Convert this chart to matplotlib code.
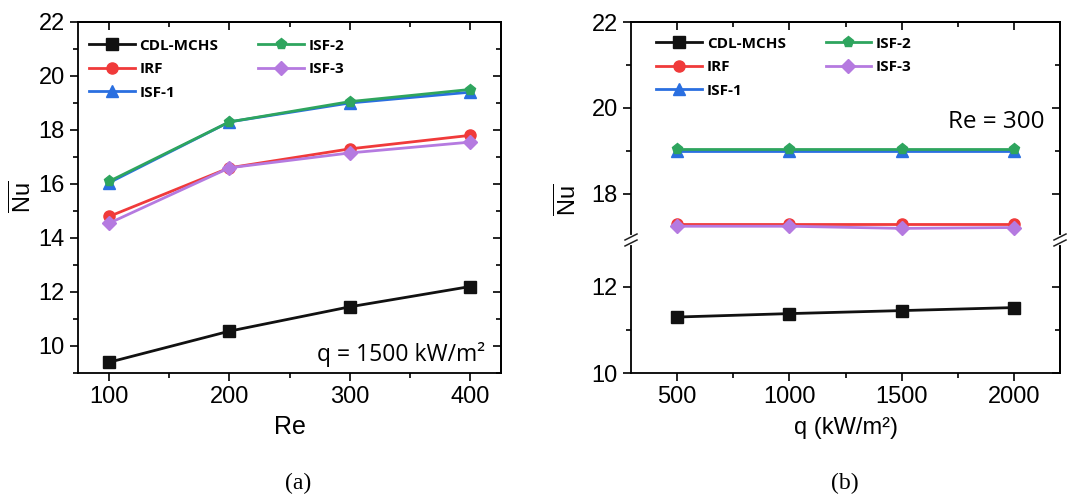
import numpy as np
import matplotlib
matplotlib.use('Agg')
import matplotlib.pyplot as plt
from matplotlib.ticker import FixedLocator, MultipleLocator

plt.rcParams['font.family'] = ['Liberation Sans', 'DejaVu Sans']
plt.rcParams['mathtext.fontset'] = 'custom'
plt.rcParams['mathtext.rm'] = 'Liberation Sans'
plt.rcParams['mathtext.default'] = 'regular'

# data
names = ['CDL-MCHS', 'IRF', 'ISF-1', 'ISF-2', 'ISF-3']
colors = ['#111111', '#f03a3a', '#2a6fe0', '#2ea55e', '#b57ae0']
markers = ['s', 'o', '^', 'p', 'D']

re_vals = [100, 200, 300, 400]
nu_re_cdl = [9.4, 10.55, 11.45, 12.2]
nu_re_irf = [14.8, 16.6, 17.3, 17.8]
nu_re_isf1 = [16.05, 18.3, 19.0, 19.4]
nu_re_isf2 = [16.1, 18.3, 19.05, 19.5]
nu_re_isf3 = [14.55, 16.6, 17.15, 17.55]

q_vals = [500, 1000, 1500, 2000]
nu_q_cdl = [11.3, 11.38, 11.45, 11.52]
nu_q_irf = [17.3, 17.3, 17.3, 17.3]
nu_q_isf1 = [19.0, 19.0, 19.0, 19.0]
nu_q_isf2 = [19.05, 19.05, 19.05, 19.05]
nu_q_isf3 = [17.25, 17.25, 17.2, 17.22]

series_re = [nu_re_cdl, nu_re_irf, nu_re_isf1, nu_re_isf2, nu_re_isf3]
series_q = [nu_q_cdl, nu_q_irf, nu_q_isf1, nu_q_isf2, nu_q_isf3]

W, H = 1072, 496
fig = plt.figure(figsize=(W / 100, H / 100), dpi=100)

def box(x0, y0, x1, y1):
    return [x0 / W, 1 - y1 / H, (x1 - x0) / W, (y1 - y0) / H]

TICK = 17
OPEN = ['Open Sans', 'DejaVu Sans']
LEG_FONT = dict(family=OPEN, weight='bold', size=11)
LEG_KW = dict(ncol=2, frameon=False, prop=LEG_FONT, handlelength=3.0,
              columnspacing=2.6, handletextpad=0.3, labelspacing=0.62,
              borderaxespad=0.0, loc='upper left')


def style(ax, left=True, bottom=True):
    for s in ax.spines.values():
        s.set_linewidth(1.3)
    ax.tick_params(which='both', direction='out', width=1.2, labelsize=TICK,
                   top=False, right=False, left=left, bottom=bottom,
                   labelleft=left, labelbottom=bottom)
    ax.tick_params(which='major', length=6)
    ax.tick_params(which='minor', length=3.5)


def mirror_y(ax, ymaj, ymin):
    r = ax.secondary_yaxis('right')
    r.set_yticks(ymaj)
    r.yaxis.set_minor_locator(FixedLocator(ymin))
    r.tick_params(which='both', direction='in', labelright=False, width=1.2)
    r.tick_params(which='major', length=6)
    r.tick_params(which='minor', length=3.5)
    r.spines['right'].set_linewidth(1.3)


def mirror_x(ax, xmaj, xmin):
    t = ax.secondary_xaxis('top')
    t.set_xticks(xmaj)
    t.xaxis.set_minor_locator(FixedLocator(xmin))
    t.tick_params(which='both', direction='in', labeltop=False, width=1.2)
    t.tick_params(which='major', length=6)
    t.tick_params(which='minor', length=3.5)
    t.spines['top'].set_linewidth(1.3)


def draw(ax, x, ys):
    for name, c, m, y in zip(names, colors, markers, ys):
        ms = 8 if m != 'D' else 7
        ax.plot(x, y, color=c, marker=m, ms=ms, lw=2.0, label=name)


# ---- panel (a)
ax1 = fig.add_axes(box(78, 22, 501, 373))
draw(ax1, re_vals, series_re)
ax1.set_xlim(74, 426)
ax1.set_ylim(9, 22)
ax1.set_xticks(re_vals)
ax1.set_yticks([10, 12, 14, 16, 18, 20, 22])
ax1.xaxis.set_minor_locator(MultipleLocator(50))
ax1.yaxis.set_minor_locator(MultipleLocator(1))
style(ax1)
mirror_x(ax1, re_vals, [150, 250, 350])
mirror_y(ax1, [10, 12, 14, 16, 18, 20, 22], [9, 11, 13, 15, 17, 19, 21])
ax1.set_xlabel('Re', fontsize=18, labelpad=5)
ax1.text(0.962, 0.052, 'q = 1500 kW/m²', transform=ax1.transAxes,
         ha='right', va='center', fontsize=16.5, family=OPEN)
ax1.legend(bbox_to_anchor=(0.012, 0.97), **LEG_KW)
fig.text(23 / W, 1 - 197 / H, r'$\overline{\mathrm{Nu}}$', rotation=90,
         ha='center', va='center', fontsize=17)

# ---- panel (b), broken y axis
y_break = 240
ax_top = fig.add_axes(box(631, 22, 1060, y_break))
ax_bot = fig.add_axes(box(631, y_break, 1060, 373))
for a in (ax_top, ax_bot):
    draw(a, q_vals, series_q)
    a.set_xlim(295, 2205)
    a.set_xticks(q_vals)
    a.xaxis.set_minor_locator(MultipleLocator(250))
ax_top.set_ylim(16.93, 22)
ax_bot.set_ylim(10, 13.09)
ax_top.set_yticks([18, 20, 22])
ax_top.yaxis.set_minor_locator(FixedLocator([19, 21]))
ax_bot.set_yticks([10, 12])
ax_bot.yaxis.set_minor_locator(FixedLocator([11]))
style(ax_top, bottom=False)
style(ax_bot)
ax_top.spines['bottom'].set_visible(False)
ax_bot.spines['top'].set_visible(False)
mirror_x(ax_top, q_vals, [750, 1250, 1750])
mirror_y(ax_top, [18, 20, 22], [19, 21])
mirror_y(ax_bot, [10, 12], [11])

# break marks
for x0 in (631, 1060):
    fig.add_artist(plt.Line2D([x0 / W, x0 / W],
                              [1 - (y_break - 3) / H, 1 - (y_break + 3) / H],
                              color='white', lw=3))
    for dy in (-3, 3):
        yc = y_break + dy
        fig.add_artist(plt.Line2D([(x0 - 6) / W, (x0 + 6) / W],
                                  [1 - (yc + 3) / H, 1 - (yc - 3) / H],
                                  color='#222222', lw=1.1))

ax_bot.set_xlabel('q (kW/m²)', fontsize=17, labelpad=6)
ax_top.text(0.965, 0.54, 'Re = 300', transform=ax_top.transAxes,
            ha='right', va='center', fontsize=17.5, family=OPEN)
ax_top.legend(bbox_to_anchor=(0.045, 0.96), **LEG_KW)
fig.text(568 / W, 1 - 200 / H, r'$\overline{\mathrm{Nu}}$', rotation=90,
         ha='center', va='center', fontsize=17)

# captions
SERIF = ['Liberation Serif', 'DejaVu Serif']
fig.text(298 / W, 1 - 483 / H, '(a)', ha='center', va='center', fontsize=17,
         family=SERIF)
fig.text(845 / W, 1 - 483 / H, '(b)', ha='center', va='center', fontsize=17,
         family=SERIF)

fig.savefig('out.png', dpi=100)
################
**DIRECTIVE**
Determine how many lines of the listing above include the word "matplotlib", and report that number only.

**OUTPUT**
5